Virat Kohli put on a show with the bat, albeit in a losing cause, during the third ODI between India and New Zealand at Holkar Cricket Stadium, Indore on Sunday (January 18).
Asked to bat first, the Kiwis recovered from a shaky start to post a formidable 337/8 on the board, thanks to centuries from Daryl Mitchell (137 off 131) and Glenn Phillips (106 off 88).
In reply, India lost Rohit Sharma (11), Shubman Gill (23), Shreyas Iyer (3) and KL Rahul (1) cheaply and slumped to 71/4. However, Kohli waged a lone battle and found some support from all-rounders Nitish Kumar Reddy and Harshit Rana.
Virat added 88 runs for the fifth wicket with Reddy (53 off 57), and followed it up with a 99-run stand for the seventh wicket with Rana (52 off 43) to keep India in the hunt. In the process, the star batter slammed his record-extending 54th ODI century.

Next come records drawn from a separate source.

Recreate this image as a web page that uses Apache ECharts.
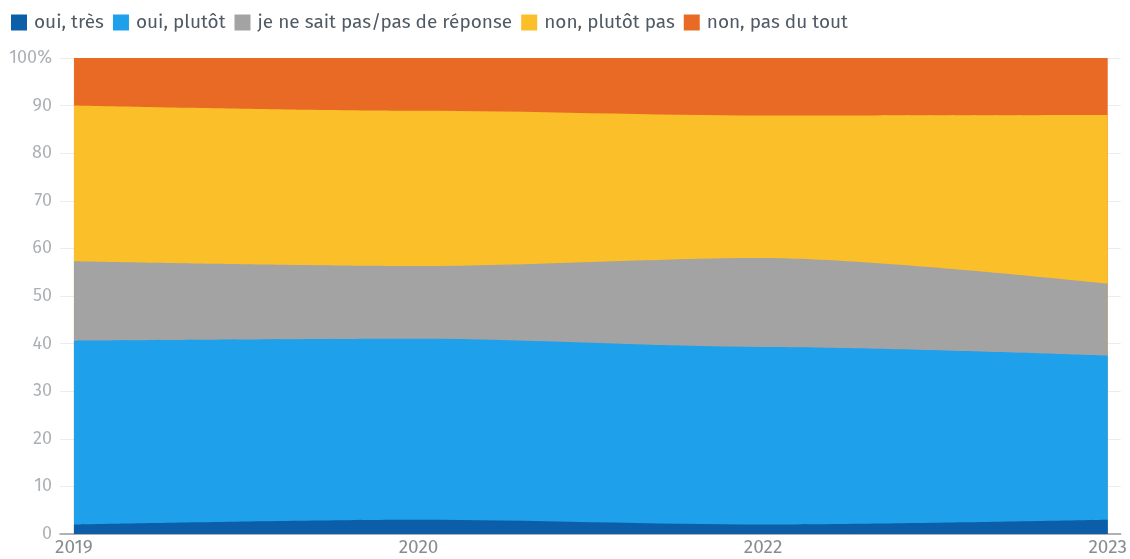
<!DOCTYPE html>
<html>
<head>
<meta charset="utf-8">
<script src="https://cdn.jsdelivr.net/npm/echarts@6/dist/echarts.min.js"></script>
<style>
  html, body { margin: 0; padding: 0; background: #fff; }
  #chart { width: 1130px; height: 559px; }
</style>
</head>
<body>
<div id="chart"></div>
<script>
// years shown on the x axis (evenly spaced, 2021 missing)
var years = ['2019', '2020', '2022', '2023'];
var yTicks = [0, 10, 20, 30, 40, 50, 60, 70, 80, 90, 100];

// shares in %
var ouiTres = [2, 3, 2, 3];
var ouiPlutot = [38.6, 38, 37.3, 34.5];
var nsp = [16.7, 15.3, 18.7, 15.1];
var nonPlutot = [32.7, 32.6, 29.9, 35.4];
var nonPasDuTout = [10, 11.1, 12.1, 12];

var names = ['oui, très', 'oui, plutôt', 'je ne sait pas/pas de réponse', 'non, plutôt pas', 'non, pas du tout'];
var colors = ['#0d5ea9', '#1ea0ea', '#a3a3a3', '#fbbf2a', '#e96a24'];
var values = [ouiTres, ouiPlutot, nsp, nonPlutot, nonPasDuTout];

var font = 'Fira Sans, "Noto Sans", Roboto, sans-serif';

var chart = echarts.init(document.getElementById('chart'));

// running totals, so each layer is filled from the axis up to its cumulative top;
// upper layers are drawn first and the lower ones painted over them
var cum = years.map(function () { return 0; });
var tops = [];
for (var i = 0; i < values.length; i++) {
  cum = cum.map(function (c, k) { return c + values[i][k]; });
  tops.push(cum.slice());
}

var series = [];
for (var j = names.length - 1; j >= 0; j--) {
  series.push({
    name: names[j],
    type: 'line',
    smooth: 0.3,
    smoothMonotone: 'x',
    symbol: 'none',
    lineStyle: { width: 0 },
    areaStyle: { color: colors[j], opacity: 1, origin: 'start' },
    itemStyle: { color: colors[j] },
    data: tops[j].map(function (v, k) { return [k, v]; })
  });
}

chart.setOption({
  animation: false,
  textStyle: { fontFamily: font },
  legend: {
    left: 6,
    top: 8,
    itemWidth: 16,
    itemHeight: 16,
    itemGap: 9,
    icon: 'rect',
    textStyle: { fontSize: 19, color: '#4f5a64', fontFamily: font, padding: [0, 0, 0, 2] },
    data: names
  },
  grid: { left: 60, right: 7, top: 58, bottom: 25 },
  xAxis: {
    type: 'value',
    min: -0.0405,
    max: 3.0376,
    splitLine: { show: false },
    axisTick: { show: false },
    axisLine: { show: true, lineStyle: { color: '#9a9a9a', width: 1.5 } },
    axisLabel: {
      customValues: [0, 1, 2, 3],
      formatter: function (v) { return years[Math.round(v)]; },
      fontSize: 19,
      color: '#878c91',
      margin: 4,
      fontFamily: font
    }
  },
  yAxis: {
    type: 'value',
    min: 0,
    max: 100,
    interval: 10,
    axisLine: { show: false },
    axisTick: { show: false },
    splitLine: { lineStyle: { color: '#ececec' } },
    axisLabel: {
      fontSize: 18,
      color: '#adb1b5',
      margin: 8,
      fontFamily: font,
      formatter: function (v) { return v === yTicks[yTicks.length - 1] ? v + '%' : v; }
    }
  },
  series: series
});
</script>
</body>
</html>
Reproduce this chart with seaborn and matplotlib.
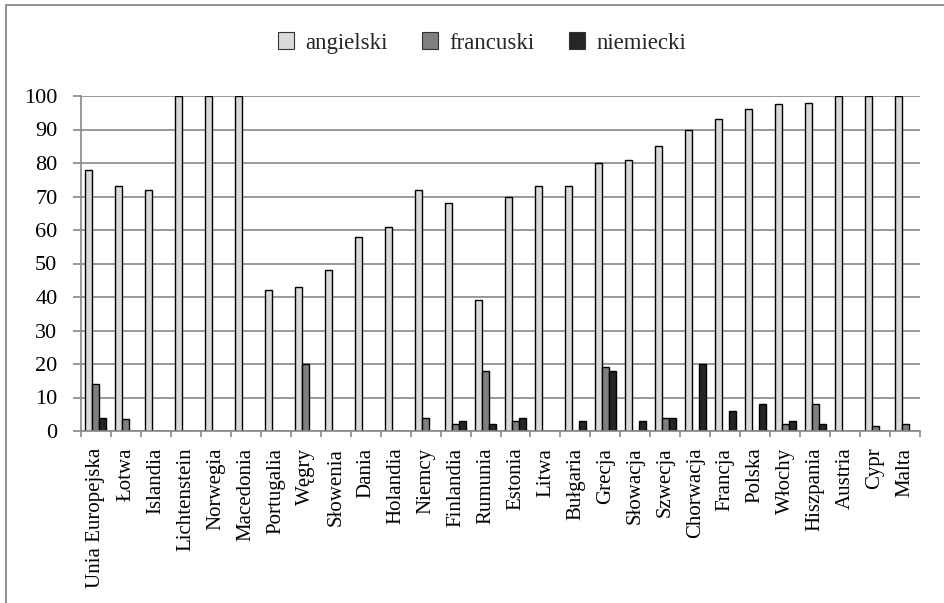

Kohli tried his best drag India past the winning line, but eventually perished for 124 (108 balls) while playing a lofted drive against Kristian Clarke. His wicket was final nail in the coffin as India’s innings folded for 296 in 46 overs, handing New Zealand their maiden ODI series win on Indian soil.
After India’s defeat in the series-decider, the legendary Sunil Gavaskar weighed in on Virat Kohli’s success, saying that the talisman is ‘not tied down to an image.’

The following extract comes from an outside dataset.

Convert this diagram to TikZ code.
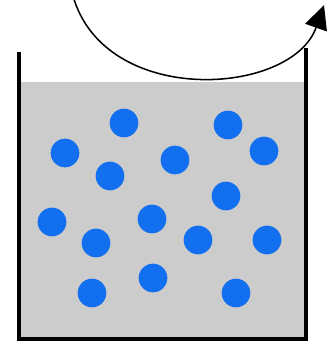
\documentclass[tikz,border=0pt]{standalone}
\usetikzlibrary{arrows.meta}
\definecolor{liquid}{RGB}{204,204,204}
\definecolor{dotblue}{RGB}{18,112,240}
\begin{document}
\begin{tikzpicture}[x=0.03cm,y=-0.03cm, dot/.style={circle,fill=dotblue,inner sep=0pt,minimum size=0.86cm}]
        \useasboundingbox (0,0) rectangle (330,345);
        \fill[liquid] (19,82) rectangle (306,339);
        \draw[line width=2.6pt] (19,52) -- (19,339) -- (306,339) -- (306,48);
        \foreach \x/\y [count=\i] in {124/123, 228/125, 65/153, 264/151, 175/160, 110/176, 226/196, 52/222, 152/219, 96/243, 198/240, 267/240, 153/278, 92/293, 236/293}
            \node[dot] (d\i) at (\x,\y) {};
        \coordinate (start) at (73,-4);
        \coordinate (tip) at (324,5);
        \draw[line width=1.3pt, -{Triangle[length=0.72cm,width=0.68cm]}] (start) .. controls (105,108) and (292,96) .. (tip);
    \end{tikzpicture}
\end{document}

“The thing about him is that he’s not tied down to an image.. A lot of batters, a lot of bowlers are tied down to an image. That this is the way, you know, they are perceived, and so they should stick to that. I don’t think he is tied down to an image. He’s tied down to the job at hand. The job at hand is to score runs, maybe watchfully to start with, and then open out, or score bang-bang at the start and then spread the field and then look for the ones and twos. He’s not tied down by any image, and that is the reason he is consistent,” Gavaskar said on JioHotstar.
“Apart from his talent, of course, and temperament. And when I said not tied down by image, I talk about the temperament. Temperament not to say, “Oh, I’m expected to hit the six.” It’s not that. He will watch it and do it, and he never gives up. He refuses to give up,” Gavaskar added.
“So even till the end, he was trying that a little tired shot. Sometimes you know the gloves can get a bit sweaty, and so the grip on the handle would have gone a little bit awry. And that’s why, instead of going straight, the bad face turned up and he was caught inside the boundary. For me, this is the important thing to learn for any for any youngster, not to live up to an image, play the situation, and you will be more consistent than ever hoped for,” he further remarked.
Former New Zealand cricketer-turned-commentator Simon Doull expressed his awe for a couple of Kohli’s shots in a knock that was studded with 10 fours and three sixes.
“New Zealand would have been nervous the whole time that he was there. He was the guy who could take the game away from them. and it looked like he was going to for a long period of it. It was a brilliant innings. He came in relatively early. He lost five different partners along the way before that partnership with Harshit Rana. I thought it was a good partnership with Harshit as well. But just some of the crisp clean hitting… the first boundary, I remember was the six, the pull shot. The crack off the bat was phenomenal. And the other one that I’ll bring up, I thought was the one just skimmed over extra cover’s head, maybe one bounce, I think, for four. Those are the signature Virat Kohli shot. But outside of that, how he manoeuvres the field, how he runs between the wickets,” Doull stated.
Doull also expressed his admiration for Kohli’s fitness. “There is just an air of youth about this guy despite his age and his experience. He would still be the fittest in that side, I would imagine. And that is professionalism. That is what it is all about to me. The ability to still try and win games to put your team in the contest when they’re so far behind, and the willingness to play that type of innings and run as hard as you do for your runs and for your mates’ runs. as well. There’s so much to love about how he’s playing at the moment and oh, may he stick around till he’s 44, 45."